Records with drawing code
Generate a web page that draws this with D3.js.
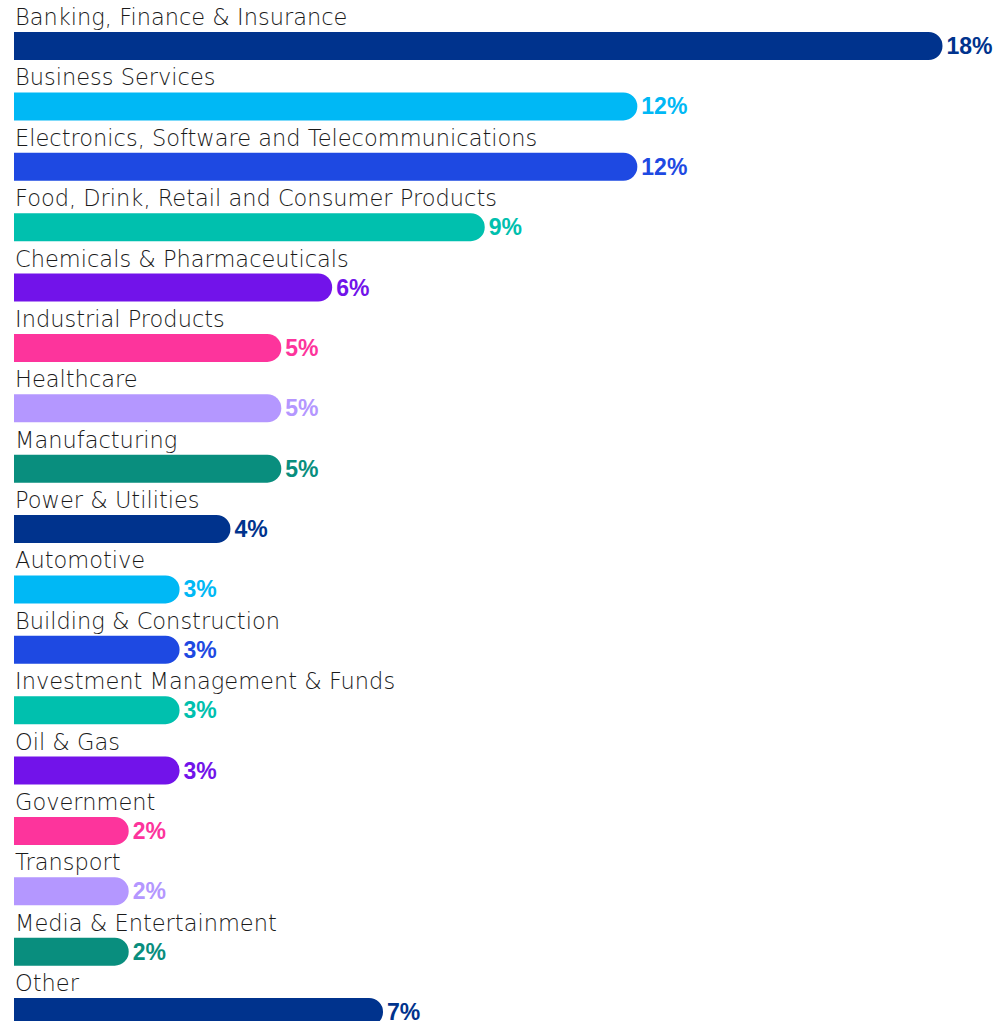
<!DOCTYPE html>
<html><head><meta charset="utf-8">
<script src="https://cdn.jsdelivr.net/npm/d3@7"></script>
<style>html,body{margin:0;padding:0;background:#fff;}svg{display:block;}</style>
</head><body>
<script>
const categories = ["Banking, Finance & Insurance","Business Services","Electronics, Software and Telecommunications","Food, Drink, Retail and Consumer Products","Chemicals & Pharmaceuticals","Industrial Products","Healthcare","Manufacturing","Power & Utilities","Automotive","Building & Construction","Investment Management & Funds","Oil & Gas","Government","Transport","Media & Entertainment","Other"];
const values = [18,12,12,9,6,5,5,5,4,3,3,3,3,2,2,2,7];
const palette = ["#00338D","#00B8F5","#1E49E2","#00C0AE","#7213EA","#FD349C","#B497FF","#098E7E"];

const W = 998, H = 1021;
const left = 14, barH = 28, cap = 13;
const svg = d3.select("body").append("svg").attr("width", W).attr("height", H);

const x = d3.scaleLinear().domain([0, 18]).range([0, 915.5]);
const y = d3.scaleBand().domain(d3.range(categories.length)).range([32, 32 + 60.375 * categories.length]).paddingInner(0).paddingOuter(0);
const color = i => i === categories.length - 1 ? palette[0] : palette[i % palette.length];

const data = categories.map((c, i) => ({c, v: values[i], i}));

function barPath(x0, y0, w, h) {
  const r = h / 2;
  return `M${x0},${y0} H${x0 + w - r} A${r},${r} 0 0 1 ${x0 + w},${y0 + r} A${r},${r} 0 0 1 ${x0 + w - r},${y0 + h} H${x0} Z`;
}

const g = svg.selectAll("g.row").data(data).join("g").attr("class", "row");

g.append("text")
  .attr("x", left + 1)
  .attr("y", d => y(d.i) - 7)
  .attr("font-family", "'DejaVu Sans', 'Liberation Sans', sans-serif")
  .attr("font-weight", 300)
  .attr("font-size", 22.5)
  .attr("fill", "#1a1a1a")
  .text(d => d.c);

g.append("path")
  .attr("d", d => barPath(left, y(d.i), x(d.v) + cap, barH))
  .attr("fill", d => color(d.i));

g.append("text")
  .attr("x", d => left + x(d.v) + cap + 4)
  .attr("y", d => y(d.i) + barH / 2 + 8)
  .attr("font-family", "'Liberation Sans', Arial, sans-serif")
  .attr("font-weight", 700)
  .attr("font-size", 23)
  .attr("fill", d => color(d.i))
  .text(d => d.v + "%");
</script>
</body></html>
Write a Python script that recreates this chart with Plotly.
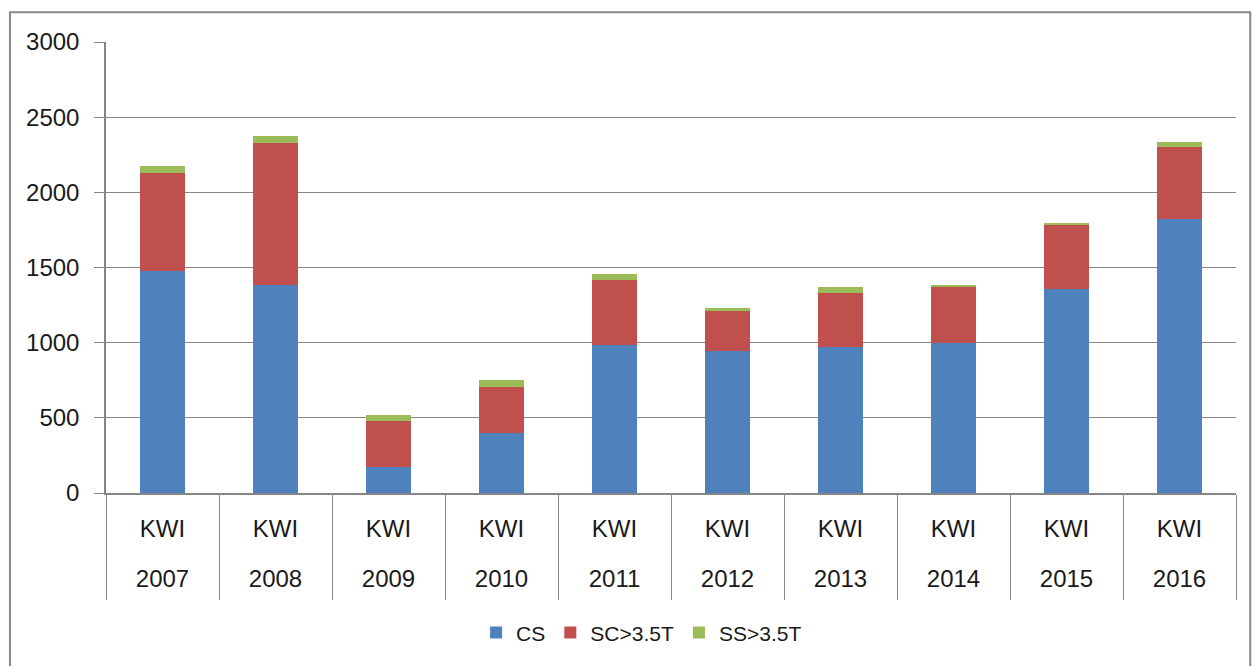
import plotly.graph_objects as go

years = ["2007", "2008", "2009", "2010", "2011", "2012", "2013", "2014", "2015", "2016"]
group = "KWI"
cs = [1480, 1385, 175, 400, 982, 942, 969, 998, 1359, 1825]
sc = [650, 945, 305, 307, 437, 271, 364, 375, 426, 479]
ss = [47, 46, 40, 47, 40, 20, 40, 13, 13, 33]
series_names = ["CS", "SC>3.5T", "SS>3.5T"]
colors = ["#4F81BD", "#C0504D", "#9BBB59"]
yticks = [0, 500, 1000, 1500, 2000, 2500, 3000]

fig = go.Figure()
for name, vals, col in zip(series_names, [cs, sc, ss], colors):
    fig.add_trace(go.Bar(x=years, y=vals, name=name, marker=dict(color=col, line=dict(width=0)),
                         xaxis="x"))
# invisible helper trace so the second (year label) axis knows its categories
fig.add_trace(go.Scatter(x=years, y=cs, xaxis="x2", mode="markers", marker=dict(opacity=0),
                         showlegend=False, hoverinfo="skip"))

grid = "#868686"
txt = "#1a1a1a"
xr = [-0.5, len(years) - 0.5]
fig.update_layout(
    width=1254, height=666,
    barmode="stack", bargap=0.6,
    paper_bgcolor="white", plot_bgcolor="white",
    margin=dict(l=106, r=18, t=42, b=173),
    font=dict(family="Liberation Sans, Arial, sans-serif", color=txt, size=24),
    legend=dict(orientation="h", x=0.474, y=-0.31, xanchor="center", yanchor="middle",
                font=dict(size=21), itemwidth=30, traceorder="normal"),
    showlegend=True,
    xaxis=dict(type="category", categoryorder="array", categoryarray=years, range=xr,
               showline=True, linecolor=grid, linewidth=1.5,
               ticks="outside", tickson="boundaries", ticklen=105, tickcolor=grid, tickwidth=1.3,
               tickmode="array", tickvals=years, ticktext=[group] * len(years),
               tickfont=dict(size=24), ticklabelstandoff=13, showgrid=False, automargin=False),
    xaxis2=dict(type="category", categoryorder="array", categoryarray=years, range=xr,
                overlaying="x", anchor="y", side="bottom",
                showline=False, ticks="", showgrid=False, zeroline=False,
                tickfont=dict(size=24), ticklabelstandoff=69, automargin=False),
    yaxis=dict(range=[0, 3000], tickvals=yticks, showgrid=True, gridcolor=grid, gridwidth=1.3,
               showline=True, linecolor=grid, linewidth=1.5, ticks="outside", ticklen=10,
               tickcolor=grid, tickwidth=1.3, tickfont=dict(size=24), ticklabelstandoff=10,
               zeroline=False, automargin=False),
)

fig.add_shape(type="rect", xref="paper", yref="paper", x0=-0.0850, x1=1.0126, y0=-0.45, y1=1.066,
              line=dict(color=grid, width=2), fillcolor="rgba(0,0,0,0)", layer="below")

fig.write_html("out.html", post_script="document.body.style.margin='0';",
               config={"displayModeBar": False})
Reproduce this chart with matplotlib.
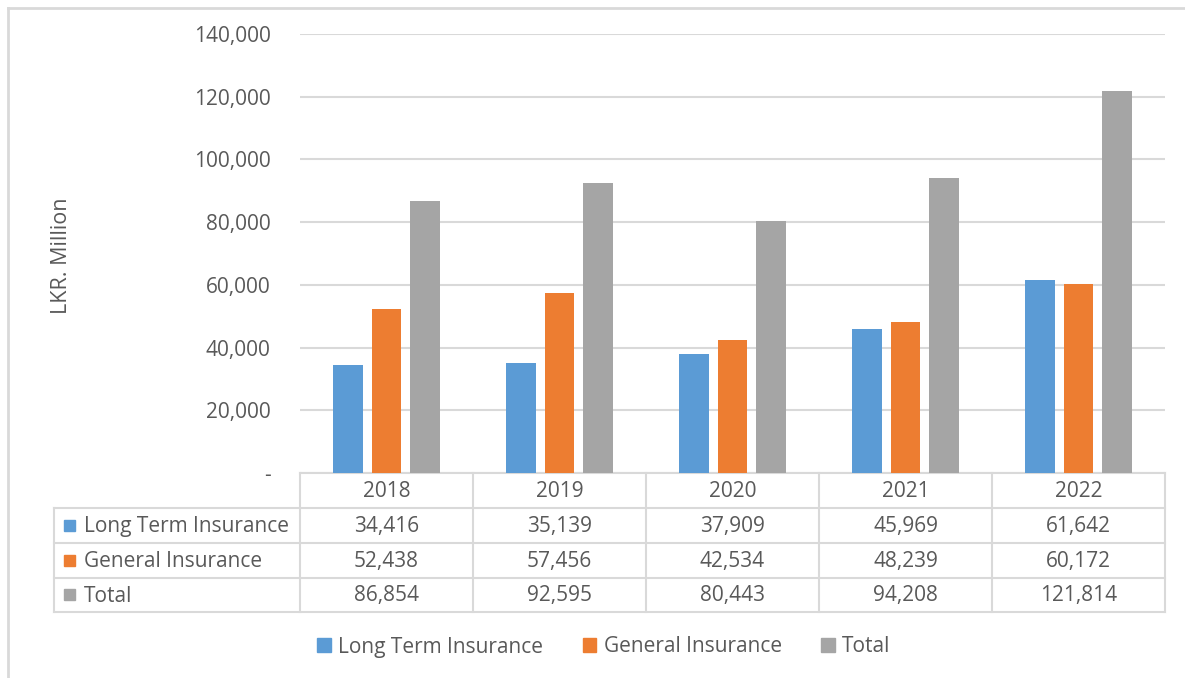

> _PROBLEM STATEMENT_
Return the records exactly. Don't carry the pictures over.

> _EXERCISE RESPONSE_
Generate a web page that draws this with D3.js.
<!DOCTYPE html>
<html><head><meta charset="utf-8">
<script src="https://cdn.jsdelivr.net/npm/d3@7"></script>
<style>html,body{margin:0;padding:0;background:#fff;}svg{display:block;}</style>
</head><body>
<script>
const categories = ["Banking, Finance & Insurance","Business Services","Electronics, Software and Telecommunications","Food, Drink, Retail and Consumer Products","Chemicals & Pharmaceuticals","Industrial Products","Healthcare","Manufacturing","Power & Utilities","Automotive","Building & Construction","Investment Management & Funds","Oil & Gas","Government","Transport","Media & Entertainment","Other"];
const values = [18,12,12,9,6,5,5,5,4,3,3,3,3,2,2,2,7];
const palette = ["#00338D","#00B8F5","#1E49E2","#00C0AE","#7213EA","#FD349C","#B497FF","#098E7E"];

const W = 998, H = 1021;
const left = 14, barH = 28, cap = 13;
const svg = d3.select("body").append("svg").attr("width", W).attr("height", H);

const x = d3.scaleLinear().domain([0, 18]).range([0, 915.5]);
const y = d3.scaleBand().domain(d3.range(categories.length)).range([32, 32 + 60.375 * categories.length]).paddingInner(0).paddingOuter(0);
const color = i => i === categories.length - 1 ? palette[0] : palette[i % palette.length];

const data = categories.map((c, i) => ({c, v: values[i], i}));

function barPath(x0, y0, w, h) {
  const r = h / 2;
  return `M${x0},${y0} H${x0 + w - r} A${r},${r} 0 0 1 ${x0 + w},${y0 + r} A${r},${r} 0 0 1 ${x0 + w - r},${y0 + h} H${x0} Z`;
}

const g = svg.selectAll("g.row").data(data).join("g").attr("class", "row");

g.append("text")
  .attr("x", left + 1)
  .attr("y", d => y(d.i) - 7)
  .attr("font-family", "'DejaVu Sans', 'Liberation Sans', sans-serif")
  .attr("font-weight", 300)
  .attr("font-size", 22.5)
  .attr("fill", "#1a1a1a")
  .text(d => d.c);

g.append("path")
  .attr("d", d => barPath(left, y(d.i), x(d.v) + cap, barH))
  .attr("fill", d => color(d.i));

g.append("text")
  .attr("x", d => left + x(d.v) + cap + 4)
  .attr("y", d => y(d.i) + barH / 2 + 8)
  .attr("font-family", "'Liberation Sans', Arial, sans-serif")
  .attr("font-weight", 700)
  .attr("font-size", 23)
  .attr("fill", d => color(d.i))
  .text(d => d.v + "%");
</script>
</body></html>
Write a Python script that recreates this chart with Plotly.
import plotly.graph_objects as go

years = ["2007", "2008", "2009", "2010", "2011", "2012", "2013", "2014", "2015", "2016"]
group = "KWI"
cs = [1480, 1385, 175, 400, 982, 942, 969, 998, 1359, 1825]
sc = [650, 945, 305, 307, 437, 271, 364, 375, 426, 479]
ss = [47, 46, 40, 47, 40, 20, 40, 13, 13, 33]
series_names = ["CS", "SC>3.5T", "SS>3.5T"]
colors = ["#4F81BD", "#C0504D", "#9BBB59"]
yticks = [0, 500, 1000, 1500, 2000, 2500, 3000]

fig = go.Figure()
for name, vals, col in zip(series_names, [cs, sc, ss], colors):
    fig.add_trace(go.Bar(x=years, y=vals, name=name, marker=dict(color=col, line=dict(width=0)),
                         xaxis="x"))
# invisible helper trace so the second (year label) axis knows its categories
fig.add_trace(go.Scatter(x=years, y=cs, xaxis="x2", mode="markers", marker=dict(opacity=0),
                         showlegend=False, hoverinfo="skip"))

grid = "#868686"
txt = "#1a1a1a"
xr = [-0.5, len(years) - 0.5]
fig.update_layout(
    width=1254, height=666,
    barmode="stack", bargap=0.6,
    paper_bgcolor="white", plot_bgcolor="white",
    margin=dict(l=106, r=18, t=42, b=173),
    font=dict(family="Liberation Sans, Arial, sans-serif", color=txt, size=24),
    legend=dict(orientation="h", x=0.474, y=-0.31, xanchor="center", yanchor="middle",
                font=dict(size=21), itemwidth=30, traceorder="normal"),
    showlegend=True,
    xaxis=dict(type="category", categoryorder="array", categoryarray=years, range=xr,
               showline=True, linecolor=grid, linewidth=1.5,
               ticks="outside", tickson="boundaries", ticklen=105, tickcolor=grid, tickwidth=1.3,
               tickmode="array", tickvals=years, ticktext=[group] * len(years),
               tickfont=dict(size=24), ticklabelstandoff=13, showgrid=False, automargin=False),
    xaxis2=dict(type="category", categoryorder="array", categoryarray=years, range=xr,
                overlaying="x", anchor="y", side="bottom",
                showline=False, ticks="", showgrid=False, zeroline=False,
                tickfont=dict(size=24), ticklabelstandoff=69, automargin=False),
    yaxis=dict(range=[0, 3000], tickvals=yticks, showgrid=True, gridcolor=grid, gridwidth=1.3,
               showline=True, linecolor=grid, linewidth=1.5, ticks="outside", ticklen=10,
               tickcolor=grid, tickwidth=1.3, tickfont=dict(size=24), ticklabelstandoff=10,
               zeroline=False, automargin=False),
)

fig.add_shape(type="rect", xref="paper", yref="paper", x0=-0.0850, x1=1.0126, y0=-0.45, y1=1.066,
              line=dict(color=grid, width=2), fillcolor="rgba(0,0,0,0)", layer="below")

fig.write_html("out.html", post_script="document.body.style.margin='0';",
               config={"displayModeBar": False})
Reproduce this chart with matplotlib.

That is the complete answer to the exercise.